In June, the foreign exchange market experienced a continued decline of the US dollar against the Moroccan dirham, according to a report from the research center “BMCE Capital Global Research.” The dollar-dirham exchange rate decreased by 2.37% month-on-month.
The center’s latest publication, “Fx Monthly,” indicates that this decline reflects a market impact of -0.3366% and a basket impact of -1.5948%. This notable decrease in market impact occurred in the context of increased global risk appetite and a significant rise in the value of the euro, which influenced the composition of the reference currency basket.
Additionally, a de-escalation of trade tensions between the United States and China, along with signs of resilience in the European economy, contributed to sustained pressure on the dollar.

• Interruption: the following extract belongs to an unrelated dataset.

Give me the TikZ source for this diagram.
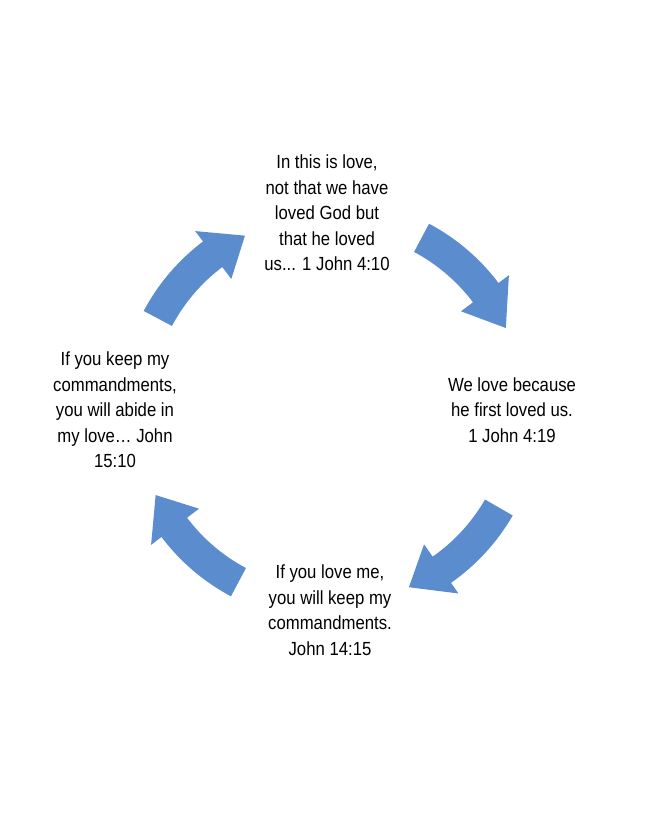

BMCE Capital Global Research estimates that, given expectations for the euro-dollar exchange rate to rise to 1.16, coupled with increased liquidity spreads, the target exchange rates for the euro-dirham and dollar-dirham pairs are expected to reach 10.61 and 10.15, respectively, within three months.
Looking ahead six months, with expectations for the euro-dollar exchange rate to reach 1.17 and continued increases in liquidity spreads, the forecasts for the euro-dirham and dollar-dirham pairs are expected to stabilize around 10.75 and 9.20, respectively.